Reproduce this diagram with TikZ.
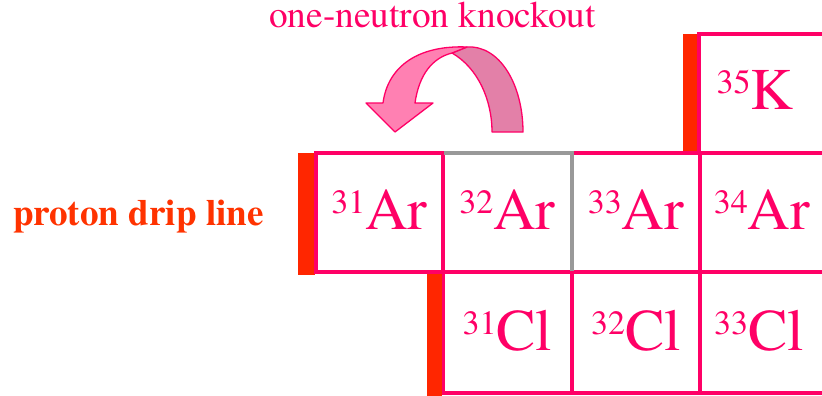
\documentclass[tikz,border=0pt]{standalone}
\usepackage{fontspec}
\IfFontExistsTF{texgyretermes-regular.otf}{%
  \setmainfont{texgyretermes}[Extension=.otf,UprightFont=*-regular,BoldFont=*-bold,ItalicFont=*-italic,BoldItalicFont=*-bolditalic]}{%
  \setmainfont{Liberation Serif}}
\definecolor{pk}{HTML}{FF0066}
\definecolor{rbar}{HTML}{FF2600}
\definecolor{drip}{HTML}{FF3300}
\definecolor{gline}{HTML}{999999}
\definecolor{afront}{HTML}{FF80B2}
\definecolor{aback}{HTML}{E380A8}
\newcommand\isolab[2]{\raisebox{16pt}{\fontsize{34}{34}\selectfont #1}{\fontsize{59}{59}\selectfont #2}}
\begin{document}
\begin{tikzpicture}[x=1pt,y=-1pt,
  cell/.style={draw=pk,line width=3.2pt,inner sep=0pt,minimum width=128pt,minimum height=119pt},
  lab/.style={text=pk,inner sep=0pt,anchor=base},
  redbar/.style={fill=rbar},
  grayedge/.style={draw=gline,line width=3.6pt},
  arrowpart/.style={draw=pk,line width=1.3pt,line join=round}]
\useasboundingbox (0,0) rectangle (822,396);
% red bars
\fill[redbar] (298,153) rectangle (315,275);
\fill[redbar] (427,273) rectangle (442,396);
\fill[redbar] (683,34) rectangle (698,153);
% cells
\node[cell,minimum width=127pt] (a31) at (379.5,212.5) {};
\node[inner sep=0pt,minimum width=129pt,minimum height=119pt] (a32) at (507.5,212.5) {};
\node[cell] (a33) at (636,212.5) {};
\node[cell] (a34) at (764,212.5) {};
\node[cell] (k35) at (763,93.5) {};
\node[cell,minimum height=121pt] (c31) at (507.5,332.5) {};
\node[cell,minimum height=121pt] (c32) at (636,332.5) {};
\node[cell,minimum height=121pt] (c33) at (764,332.5) {};
\draw[grayedge] ([xshift=1.6pt]a32.north west) -- (a32.north east) -- ([yshift=1.6pt]a32.south east);
% labels
\node[lab] (la31) at ([yshift=-16.5pt]a31.center) {\isolab{31}{Ar}};
\node[lab] (la32) at ([yshift=-16.5pt]a32.center) {\isolab{32}{Ar}};
\node[lab] (la33) at ([yshift=-16.5pt]a33.center) {\isolab{33}{Ar}};
\node[lab] (la34) at ([yshift=-16.5pt,xshift=-2pt]a34.center) {\isolab{34}{Ar}};
\node[lab] (lk35) at ([yshift=-15.5pt,xshift=-8pt]k35.center) {\isolab{35}{K}};
\node[lab] (lc31) at ([yshift=-17.5pt]c31.center) {\isolab{31}{Cl}};
\node[lab] (lc32) at ([yshift=-17.5pt]c32.center) {\isolab{32}{Cl}};
\node[lab] (lc33) at ([yshift=-17.5pt,xshift=-5pt]c33.center) {\isolab{33}{Cl}};
% texts
\node[lab,font=\fontsize{37.3}{37.3}\selectfont] (title) at (432.5,28) {one-neutron knockout};
\node[inner sep=0pt,anchor=base west,text=drip,font=\fontsize{37.1}{37.1}\selectfont\bfseries] (drip) at (13,225) {proton drip line};
% curved arrow
\filldraw[arrowpart,fill=aback] (452,53) -- (467,47) .. controls (500,45) and (523,85) .. (523,132) -- (492,132) .. controls (492,100) and (478,68) .. (452,53) -- cycle;
\filldraw[arrowpart,fill=afront] (366,103) -- (383,103) .. controls (388,65) and (420,45) .. (467,47) -- (452,53) .. controls (432,58) and (419,75) .. (415,103) -- (433,103) -- (395,132) -- cycle;
\end{tikzpicture}
\end{document}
********
### STATED GOAL
Pictures in the data above should not be copied; transcribe everything else exactly.

### RESPONSE TO THE TASK
Reproduce this diagram with TikZ.
\documentclass[tikz,border=0pt]{standalone}
\usepackage{fontspec}
\IfFontExistsTF{texgyretermes-regular.otf}{%
  \setmainfont{texgyretermes}[Extension=.otf,UprightFont=*-regular,BoldFont=*-bold,ItalicFont=*-italic,BoldItalicFont=*-bolditalic]}{%
  \setmainfont{Liberation Serif}}
\definecolor{pk}{HTML}{FF0066}
\definecolor{rbar}{HTML}{FF2600}
\definecolor{drip}{HTML}{FF3300}
\definecolor{gline}{HTML}{999999}
\definecolor{afront}{HTML}{FF80B2}
\definecolor{aback}{HTML}{E380A8}
\newcommand\isolab[2]{\raisebox{16pt}{\fontsize{34}{34}\selectfont #1}{\fontsize{59}{59}\selectfont #2}}
\begin{document}
\begin{tikzpicture}[x=1pt,y=-1pt,
  cell/.style={draw=pk,line width=3.2pt,inner sep=0pt,minimum width=128pt,minimum height=119pt},
  lab/.style={text=pk,inner sep=0pt,anchor=base},
  redbar/.style={fill=rbar},
  grayedge/.style={draw=gline,line width=3.6pt},
  arrowpart/.style={draw=pk,line width=1.3pt,line join=round}]
\useasboundingbox (0,0) rectangle (822,396);
% red bars
\fill[redbar] (298,153) rectangle (315,275);
\fill[redbar] (427,273) rectangle (442,396);
\fill[redbar] (683,34) rectangle (698,153);
% cells
\node[cell,minimum width=127pt] (a31) at (379.5,212.5) {};
\node[inner sep=0pt,minimum width=129pt,minimum height=119pt] (a32) at (507.5,212.5) {};
\node[cell] (a33) at (636,212.5) {};
\node[cell] (a34) at (764,212.5) {};
\node[cell] (k35) at (763,93.5) {};
\node[cell,minimum height=121pt] (c31) at (507.5,332.5) {};
\node[cell,minimum height=121pt] (c32) at (636,332.5) {};
\node[cell,minimum height=121pt] (c33) at (764,332.5) {};
\draw[grayedge] ([xshift=1.6pt]a32.north west) -- (a32.north east) -- ([yshift=1.6pt]a32.south east);
% labels
\node[lab] (la31) at ([yshift=-16.5pt]a31.center) {\isolab{31}{Ar}};
\node[lab] (la32) at ([yshift=-16.5pt]a32.center) {\isolab{32}{Ar}};
\node[lab] (la33) at ([yshift=-16.5pt]a33.center) {\isolab{33}{Ar}};
\node[lab] (la34) at ([yshift=-16.5pt,xshift=-2pt]a34.center) {\isolab{34}{Ar}};
\node[lab] (lk35) at ([yshift=-15.5pt,xshift=-8pt]k35.center) {\isolab{35}{K}};
\node[lab] (lc31) at ([yshift=-17.5pt]c31.center) {\isolab{31}{Cl}};
\node[lab] (lc32) at ([yshift=-17.5pt]c32.center) {\isolab{32}{Cl}};
\node[lab] (lc33) at ([yshift=-17.5pt,xshift=-5pt]c33.center) {\isolab{33}{Cl}};
% texts
\node[lab,font=\fontsize{37.3}{37.3}\selectfont] (title) at (432.5,28) {one-neutron knockout};
\node[inner sep=0pt,anchor=base west,text=drip,font=\fontsize{37.1}{37.1}\selectfont\bfseries] (drip) at (13,225) {proton drip line};
% curved arrow
\filldraw[arrowpart,fill=aback] (452,53) -- (467,47) .. controls (500,45) and (523,85) .. (523,132) -- (492,132) .. controls (492,100) and (478,68) .. (452,53) -- cycle;
\filldraw[arrowpart,fill=afront] (366,103) -- (383,103) .. controls (388,65) and (420,45) .. (467,47) -- (452,53) .. controls (432,58) and (419,75) .. (415,103) -- (433,103) -- (395,132) -- cycle;
\end{tikzpicture}
\end{document}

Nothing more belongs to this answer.